Copy, character for character, the lines running from the one with "Convert this diagram to TikZ code." to the one with "(0,0) rectangle (789,769);", ends included. Leave out every other line.
= = = = = = =
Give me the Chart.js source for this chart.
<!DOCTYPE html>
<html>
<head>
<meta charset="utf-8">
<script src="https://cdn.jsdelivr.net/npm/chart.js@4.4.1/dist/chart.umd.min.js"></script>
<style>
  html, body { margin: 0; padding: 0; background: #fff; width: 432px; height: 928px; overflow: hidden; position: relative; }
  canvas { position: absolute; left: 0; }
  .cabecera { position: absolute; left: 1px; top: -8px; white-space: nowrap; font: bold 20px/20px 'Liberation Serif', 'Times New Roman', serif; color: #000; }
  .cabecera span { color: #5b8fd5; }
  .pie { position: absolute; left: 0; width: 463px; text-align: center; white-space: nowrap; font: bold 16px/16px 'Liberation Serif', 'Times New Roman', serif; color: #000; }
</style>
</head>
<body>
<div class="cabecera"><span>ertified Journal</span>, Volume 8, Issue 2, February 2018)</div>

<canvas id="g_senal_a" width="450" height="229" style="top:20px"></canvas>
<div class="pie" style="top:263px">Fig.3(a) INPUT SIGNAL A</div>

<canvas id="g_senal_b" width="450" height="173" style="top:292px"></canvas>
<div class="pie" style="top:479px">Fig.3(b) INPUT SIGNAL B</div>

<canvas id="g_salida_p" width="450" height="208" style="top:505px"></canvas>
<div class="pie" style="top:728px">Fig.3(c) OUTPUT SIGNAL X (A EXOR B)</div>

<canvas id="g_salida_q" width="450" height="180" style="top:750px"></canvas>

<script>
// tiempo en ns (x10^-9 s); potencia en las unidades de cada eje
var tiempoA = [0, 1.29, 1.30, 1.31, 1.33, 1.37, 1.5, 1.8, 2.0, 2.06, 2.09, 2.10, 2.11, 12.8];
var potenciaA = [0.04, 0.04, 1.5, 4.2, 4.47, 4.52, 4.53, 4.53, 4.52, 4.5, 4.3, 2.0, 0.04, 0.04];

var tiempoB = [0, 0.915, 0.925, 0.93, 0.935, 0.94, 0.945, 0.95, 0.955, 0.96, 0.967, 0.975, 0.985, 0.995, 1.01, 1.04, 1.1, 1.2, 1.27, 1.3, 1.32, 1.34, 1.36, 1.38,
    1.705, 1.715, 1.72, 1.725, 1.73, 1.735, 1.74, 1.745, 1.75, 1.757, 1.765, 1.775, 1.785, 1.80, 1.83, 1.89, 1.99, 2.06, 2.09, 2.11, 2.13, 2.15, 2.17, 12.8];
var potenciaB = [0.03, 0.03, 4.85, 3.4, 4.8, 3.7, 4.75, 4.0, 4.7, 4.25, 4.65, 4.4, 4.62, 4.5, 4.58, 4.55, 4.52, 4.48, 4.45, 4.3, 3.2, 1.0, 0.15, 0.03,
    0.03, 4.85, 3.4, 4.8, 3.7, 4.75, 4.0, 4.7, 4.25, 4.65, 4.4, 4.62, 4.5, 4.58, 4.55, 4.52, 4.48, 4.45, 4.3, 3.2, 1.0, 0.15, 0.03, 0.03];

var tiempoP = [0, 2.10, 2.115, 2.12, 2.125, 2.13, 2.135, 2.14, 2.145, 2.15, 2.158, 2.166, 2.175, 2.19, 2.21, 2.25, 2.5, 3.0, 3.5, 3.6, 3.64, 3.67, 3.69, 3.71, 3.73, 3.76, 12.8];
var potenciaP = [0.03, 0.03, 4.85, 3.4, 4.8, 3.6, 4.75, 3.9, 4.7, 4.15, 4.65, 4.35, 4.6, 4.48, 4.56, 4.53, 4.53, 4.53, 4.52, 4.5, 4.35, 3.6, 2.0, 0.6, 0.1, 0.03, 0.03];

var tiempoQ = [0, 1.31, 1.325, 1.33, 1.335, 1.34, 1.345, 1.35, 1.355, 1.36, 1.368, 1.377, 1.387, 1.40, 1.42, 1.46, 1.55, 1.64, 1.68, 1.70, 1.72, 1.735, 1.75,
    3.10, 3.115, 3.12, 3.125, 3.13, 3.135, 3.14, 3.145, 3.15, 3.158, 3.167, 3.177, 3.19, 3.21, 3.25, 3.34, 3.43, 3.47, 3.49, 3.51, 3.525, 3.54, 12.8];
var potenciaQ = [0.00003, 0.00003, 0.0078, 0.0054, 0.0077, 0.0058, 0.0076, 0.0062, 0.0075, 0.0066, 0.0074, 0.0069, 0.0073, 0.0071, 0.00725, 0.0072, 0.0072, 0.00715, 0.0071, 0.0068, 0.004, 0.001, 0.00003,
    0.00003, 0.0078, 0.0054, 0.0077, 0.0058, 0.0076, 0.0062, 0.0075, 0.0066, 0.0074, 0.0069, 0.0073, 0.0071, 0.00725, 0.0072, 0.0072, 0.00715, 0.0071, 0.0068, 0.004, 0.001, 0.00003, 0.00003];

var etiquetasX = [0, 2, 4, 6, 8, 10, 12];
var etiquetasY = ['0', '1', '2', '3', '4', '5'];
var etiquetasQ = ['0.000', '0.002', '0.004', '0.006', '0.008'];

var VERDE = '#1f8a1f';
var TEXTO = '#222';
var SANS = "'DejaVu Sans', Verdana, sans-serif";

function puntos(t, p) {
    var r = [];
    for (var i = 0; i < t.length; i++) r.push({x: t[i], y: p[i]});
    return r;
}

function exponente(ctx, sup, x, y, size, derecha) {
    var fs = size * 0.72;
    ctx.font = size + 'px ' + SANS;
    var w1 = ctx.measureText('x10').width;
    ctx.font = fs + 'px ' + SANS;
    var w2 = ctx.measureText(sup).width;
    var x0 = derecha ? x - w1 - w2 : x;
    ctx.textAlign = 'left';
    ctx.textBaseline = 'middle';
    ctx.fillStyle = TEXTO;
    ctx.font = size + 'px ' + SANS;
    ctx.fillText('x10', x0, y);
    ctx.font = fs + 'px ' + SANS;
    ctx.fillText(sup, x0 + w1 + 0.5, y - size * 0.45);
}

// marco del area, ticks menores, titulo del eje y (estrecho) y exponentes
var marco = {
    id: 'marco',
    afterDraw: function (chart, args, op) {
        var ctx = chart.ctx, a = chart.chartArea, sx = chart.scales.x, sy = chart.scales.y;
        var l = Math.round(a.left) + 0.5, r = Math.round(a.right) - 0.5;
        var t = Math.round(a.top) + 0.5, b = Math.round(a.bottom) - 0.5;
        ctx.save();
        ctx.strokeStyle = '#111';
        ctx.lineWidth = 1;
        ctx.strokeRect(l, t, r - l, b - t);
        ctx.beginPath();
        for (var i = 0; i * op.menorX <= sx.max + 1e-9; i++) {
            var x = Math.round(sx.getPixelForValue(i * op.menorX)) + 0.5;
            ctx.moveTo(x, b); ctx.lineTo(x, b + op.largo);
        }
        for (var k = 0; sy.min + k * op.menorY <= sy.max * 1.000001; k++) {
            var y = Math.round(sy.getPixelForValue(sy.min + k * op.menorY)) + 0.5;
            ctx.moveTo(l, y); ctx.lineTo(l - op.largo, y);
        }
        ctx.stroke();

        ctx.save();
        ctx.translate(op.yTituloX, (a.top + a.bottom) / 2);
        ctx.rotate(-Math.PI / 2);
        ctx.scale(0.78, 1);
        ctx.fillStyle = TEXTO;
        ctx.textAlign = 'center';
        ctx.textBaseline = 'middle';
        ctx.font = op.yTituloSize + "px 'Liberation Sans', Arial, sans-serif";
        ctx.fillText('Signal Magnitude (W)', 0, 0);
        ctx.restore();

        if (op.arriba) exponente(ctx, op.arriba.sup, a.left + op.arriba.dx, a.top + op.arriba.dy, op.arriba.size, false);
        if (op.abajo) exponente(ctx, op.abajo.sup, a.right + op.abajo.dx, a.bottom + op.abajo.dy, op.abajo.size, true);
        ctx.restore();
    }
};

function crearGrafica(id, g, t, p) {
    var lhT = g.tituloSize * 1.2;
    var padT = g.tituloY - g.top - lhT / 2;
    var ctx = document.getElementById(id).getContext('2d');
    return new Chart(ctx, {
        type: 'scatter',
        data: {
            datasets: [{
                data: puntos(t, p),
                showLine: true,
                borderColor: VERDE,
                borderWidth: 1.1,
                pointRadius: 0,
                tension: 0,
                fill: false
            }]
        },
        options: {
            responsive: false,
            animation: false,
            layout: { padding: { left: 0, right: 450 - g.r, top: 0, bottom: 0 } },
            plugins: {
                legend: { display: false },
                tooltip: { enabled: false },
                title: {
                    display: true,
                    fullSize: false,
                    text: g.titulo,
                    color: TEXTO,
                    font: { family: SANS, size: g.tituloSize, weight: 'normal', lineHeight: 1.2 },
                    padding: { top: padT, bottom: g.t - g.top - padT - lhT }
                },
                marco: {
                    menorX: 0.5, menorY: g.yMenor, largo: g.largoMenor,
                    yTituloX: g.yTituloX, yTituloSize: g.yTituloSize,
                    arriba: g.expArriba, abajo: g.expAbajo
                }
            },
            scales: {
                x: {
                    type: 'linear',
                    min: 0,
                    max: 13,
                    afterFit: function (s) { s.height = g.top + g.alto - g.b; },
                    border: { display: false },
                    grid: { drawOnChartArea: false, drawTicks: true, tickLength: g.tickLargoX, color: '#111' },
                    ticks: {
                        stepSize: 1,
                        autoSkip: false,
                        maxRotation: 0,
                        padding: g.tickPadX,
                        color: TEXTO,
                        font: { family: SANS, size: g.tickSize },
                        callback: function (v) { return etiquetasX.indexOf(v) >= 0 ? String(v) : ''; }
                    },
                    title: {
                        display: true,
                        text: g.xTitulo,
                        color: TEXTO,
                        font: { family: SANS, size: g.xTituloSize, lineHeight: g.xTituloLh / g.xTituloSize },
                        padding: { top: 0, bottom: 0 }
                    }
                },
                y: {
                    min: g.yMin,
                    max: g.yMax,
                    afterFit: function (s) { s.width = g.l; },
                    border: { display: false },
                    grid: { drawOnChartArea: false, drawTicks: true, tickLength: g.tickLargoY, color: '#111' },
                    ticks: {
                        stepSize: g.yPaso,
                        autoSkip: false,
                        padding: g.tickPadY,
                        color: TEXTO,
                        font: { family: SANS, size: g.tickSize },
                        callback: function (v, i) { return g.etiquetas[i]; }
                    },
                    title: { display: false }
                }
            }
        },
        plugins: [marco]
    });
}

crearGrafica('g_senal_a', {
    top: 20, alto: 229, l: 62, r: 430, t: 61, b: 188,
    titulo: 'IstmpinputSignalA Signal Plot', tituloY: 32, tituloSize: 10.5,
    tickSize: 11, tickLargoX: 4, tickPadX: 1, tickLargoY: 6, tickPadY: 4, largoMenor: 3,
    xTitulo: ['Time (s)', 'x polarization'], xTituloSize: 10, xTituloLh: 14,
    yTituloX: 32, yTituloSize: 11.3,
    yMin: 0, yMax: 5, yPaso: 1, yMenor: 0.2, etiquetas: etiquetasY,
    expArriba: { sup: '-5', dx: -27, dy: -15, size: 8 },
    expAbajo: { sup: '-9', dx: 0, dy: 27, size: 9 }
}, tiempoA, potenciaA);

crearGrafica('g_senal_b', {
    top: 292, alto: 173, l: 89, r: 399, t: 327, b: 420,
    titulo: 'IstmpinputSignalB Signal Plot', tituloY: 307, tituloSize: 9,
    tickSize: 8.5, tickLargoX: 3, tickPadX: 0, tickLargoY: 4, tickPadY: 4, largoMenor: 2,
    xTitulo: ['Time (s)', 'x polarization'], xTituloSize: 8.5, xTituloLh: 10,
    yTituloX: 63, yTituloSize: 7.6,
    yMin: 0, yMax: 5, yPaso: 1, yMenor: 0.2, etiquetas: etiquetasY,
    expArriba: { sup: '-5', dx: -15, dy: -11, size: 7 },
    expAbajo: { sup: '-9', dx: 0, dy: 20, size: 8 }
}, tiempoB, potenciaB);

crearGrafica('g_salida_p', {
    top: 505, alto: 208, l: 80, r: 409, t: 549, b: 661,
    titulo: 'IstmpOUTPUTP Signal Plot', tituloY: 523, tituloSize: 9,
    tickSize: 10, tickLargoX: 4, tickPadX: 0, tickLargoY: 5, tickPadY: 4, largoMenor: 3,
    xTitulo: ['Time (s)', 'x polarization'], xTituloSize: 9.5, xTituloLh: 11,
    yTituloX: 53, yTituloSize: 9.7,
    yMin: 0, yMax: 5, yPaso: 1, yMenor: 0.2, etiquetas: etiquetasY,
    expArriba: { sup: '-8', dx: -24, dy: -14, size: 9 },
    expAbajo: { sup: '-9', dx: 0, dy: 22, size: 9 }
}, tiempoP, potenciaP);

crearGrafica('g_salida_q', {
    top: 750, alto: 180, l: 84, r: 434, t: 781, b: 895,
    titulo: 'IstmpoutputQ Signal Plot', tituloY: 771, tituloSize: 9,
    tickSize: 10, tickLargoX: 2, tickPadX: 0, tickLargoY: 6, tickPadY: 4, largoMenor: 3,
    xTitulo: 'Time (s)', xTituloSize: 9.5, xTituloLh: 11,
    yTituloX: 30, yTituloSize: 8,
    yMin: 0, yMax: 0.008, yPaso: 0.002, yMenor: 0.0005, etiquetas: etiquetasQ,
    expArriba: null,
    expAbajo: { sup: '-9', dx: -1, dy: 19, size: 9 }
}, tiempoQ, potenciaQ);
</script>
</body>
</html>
= = = = = = =
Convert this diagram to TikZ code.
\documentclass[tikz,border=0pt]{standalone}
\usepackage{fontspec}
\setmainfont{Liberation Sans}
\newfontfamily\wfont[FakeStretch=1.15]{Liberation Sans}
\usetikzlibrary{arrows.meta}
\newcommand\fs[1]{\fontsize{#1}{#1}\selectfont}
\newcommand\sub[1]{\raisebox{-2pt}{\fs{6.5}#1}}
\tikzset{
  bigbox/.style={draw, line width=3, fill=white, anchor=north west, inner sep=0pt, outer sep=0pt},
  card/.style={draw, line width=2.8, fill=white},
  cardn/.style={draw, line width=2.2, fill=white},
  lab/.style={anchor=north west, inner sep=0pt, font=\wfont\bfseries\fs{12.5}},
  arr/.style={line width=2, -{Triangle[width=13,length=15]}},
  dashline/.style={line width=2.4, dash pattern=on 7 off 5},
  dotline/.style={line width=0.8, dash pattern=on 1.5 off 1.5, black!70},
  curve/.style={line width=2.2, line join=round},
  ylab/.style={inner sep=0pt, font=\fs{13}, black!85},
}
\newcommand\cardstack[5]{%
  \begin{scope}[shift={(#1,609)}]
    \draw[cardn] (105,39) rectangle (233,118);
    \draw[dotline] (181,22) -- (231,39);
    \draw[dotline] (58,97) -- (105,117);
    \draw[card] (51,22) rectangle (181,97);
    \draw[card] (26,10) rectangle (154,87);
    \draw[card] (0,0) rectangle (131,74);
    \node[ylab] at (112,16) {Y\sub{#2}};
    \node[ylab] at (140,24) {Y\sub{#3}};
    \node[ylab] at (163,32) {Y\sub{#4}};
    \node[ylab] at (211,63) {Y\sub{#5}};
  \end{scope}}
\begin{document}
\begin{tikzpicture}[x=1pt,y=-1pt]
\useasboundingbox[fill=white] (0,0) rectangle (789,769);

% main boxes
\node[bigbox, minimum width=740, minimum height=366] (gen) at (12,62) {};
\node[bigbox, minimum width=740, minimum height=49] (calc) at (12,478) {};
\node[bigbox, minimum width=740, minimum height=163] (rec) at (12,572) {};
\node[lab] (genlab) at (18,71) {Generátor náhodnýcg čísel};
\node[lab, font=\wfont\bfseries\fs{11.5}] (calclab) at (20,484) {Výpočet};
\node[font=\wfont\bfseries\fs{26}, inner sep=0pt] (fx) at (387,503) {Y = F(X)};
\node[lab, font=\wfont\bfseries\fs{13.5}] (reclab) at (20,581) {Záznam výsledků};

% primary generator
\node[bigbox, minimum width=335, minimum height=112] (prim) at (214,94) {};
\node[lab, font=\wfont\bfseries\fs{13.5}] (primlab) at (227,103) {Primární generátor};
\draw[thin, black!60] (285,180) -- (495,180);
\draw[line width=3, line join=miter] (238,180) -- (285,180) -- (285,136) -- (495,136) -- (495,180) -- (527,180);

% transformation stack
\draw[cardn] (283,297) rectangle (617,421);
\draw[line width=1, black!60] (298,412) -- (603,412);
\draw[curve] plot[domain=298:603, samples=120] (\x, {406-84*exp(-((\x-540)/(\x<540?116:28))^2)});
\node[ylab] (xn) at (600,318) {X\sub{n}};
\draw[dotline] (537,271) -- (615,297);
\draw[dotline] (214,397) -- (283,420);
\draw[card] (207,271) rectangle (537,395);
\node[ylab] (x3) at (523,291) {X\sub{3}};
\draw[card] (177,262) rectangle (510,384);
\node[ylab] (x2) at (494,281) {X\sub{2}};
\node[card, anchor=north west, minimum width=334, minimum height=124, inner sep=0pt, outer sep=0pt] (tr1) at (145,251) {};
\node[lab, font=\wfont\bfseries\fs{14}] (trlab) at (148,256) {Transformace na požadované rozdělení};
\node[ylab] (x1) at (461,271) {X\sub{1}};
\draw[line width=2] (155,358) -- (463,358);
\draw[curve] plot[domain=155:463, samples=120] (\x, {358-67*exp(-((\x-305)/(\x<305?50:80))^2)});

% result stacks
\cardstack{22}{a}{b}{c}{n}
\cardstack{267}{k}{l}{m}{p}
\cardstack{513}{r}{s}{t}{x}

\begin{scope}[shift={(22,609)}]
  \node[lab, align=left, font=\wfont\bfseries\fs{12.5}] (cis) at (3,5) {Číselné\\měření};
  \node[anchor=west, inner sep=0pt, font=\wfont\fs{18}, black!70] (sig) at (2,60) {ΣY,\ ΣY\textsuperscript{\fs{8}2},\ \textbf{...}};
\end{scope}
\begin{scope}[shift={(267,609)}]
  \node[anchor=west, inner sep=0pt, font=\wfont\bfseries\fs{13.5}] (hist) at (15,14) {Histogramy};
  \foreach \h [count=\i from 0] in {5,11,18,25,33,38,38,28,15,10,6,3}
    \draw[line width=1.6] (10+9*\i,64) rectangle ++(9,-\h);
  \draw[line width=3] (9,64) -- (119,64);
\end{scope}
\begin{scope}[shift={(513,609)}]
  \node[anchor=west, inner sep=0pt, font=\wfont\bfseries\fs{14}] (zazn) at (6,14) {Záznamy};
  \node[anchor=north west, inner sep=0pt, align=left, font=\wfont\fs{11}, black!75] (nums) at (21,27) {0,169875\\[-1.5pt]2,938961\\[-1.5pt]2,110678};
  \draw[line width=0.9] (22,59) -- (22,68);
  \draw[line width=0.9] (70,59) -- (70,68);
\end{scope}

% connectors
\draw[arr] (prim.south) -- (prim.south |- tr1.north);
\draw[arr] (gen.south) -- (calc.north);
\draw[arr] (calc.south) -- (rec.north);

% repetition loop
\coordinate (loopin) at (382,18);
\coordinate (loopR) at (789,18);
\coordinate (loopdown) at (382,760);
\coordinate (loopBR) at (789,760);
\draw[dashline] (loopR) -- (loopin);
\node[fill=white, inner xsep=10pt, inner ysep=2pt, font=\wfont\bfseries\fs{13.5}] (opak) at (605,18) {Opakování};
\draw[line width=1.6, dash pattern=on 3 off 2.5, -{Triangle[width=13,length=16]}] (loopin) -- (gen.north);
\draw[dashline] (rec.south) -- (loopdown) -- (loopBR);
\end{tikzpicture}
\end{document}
= = = = = = =
Task answer
Convert this diagram to TikZ code.
\documentclass[tikz,border=0pt]{standalone}
\usepackage{fontspec}
\setmainfont{Liberation Sans}
\newfontfamily\wfont[FakeStretch=1.15]{Liberation Sans}
\usetikzlibrary{arrows.meta}
\newcommand\fs[1]{\fontsize{#1}{#1}\selectfont}
\newcommand\sub[1]{\raisebox{-2pt}{\fs{6.5}#1}}
\tikzset{
  bigbox/.style={draw, line width=3, fill=white, anchor=north west, inner sep=0pt, outer sep=0pt},
  card/.style={draw, line width=2.8, fill=white},
  cardn/.style={draw, line width=2.2, fill=white},
  lab/.style={anchor=north west, inner sep=0pt, font=\wfont\bfseries\fs{12.5}},
  arr/.style={line width=2, -{Triangle[width=13,length=15]}},
  dashline/.style={line width=2.4, dash pattern=on 7 off 5},
  dotline/.style={line width=0.8, dash pattern=on 1.5 off 1.5, black!70},
  curve/.style={line width=2.2, line join=round},
  ylab/.style={inner sep=0pt, font=\fs{13}, black!85},
}
\newcommand\cardstack[5]{%
  \begin{scope}[shift={(#1,609)}]
    \draw[cardn] (105,39) rectangle (233,118);
    \draw[dotline] (181,22) -- (231,39);
    \draw[dotline] (58,97) -- (105,117);
    \draw[card] (51,22) rectangle (181,97);
    \draw[card] (26,10) rectangle (154,87);
    \draw[card] (0,0) rectangle (131,74);
    \node[ylab] at (112,16) {Y\sub{#2}};
    \node[ylab] at (140,24) {Y\sub{#3}};
    \node[ylab] at (163,32) {Y\sub{#4}};
    \node[ylab] at (211,63) {Y\sub{#5}};
  \end{scope}}
\begin{document}
\begin{tikzpicture}[x=1pt,y=-1pt]
\useasboundingbox[fill=white] (0,0) rectangle (789,769);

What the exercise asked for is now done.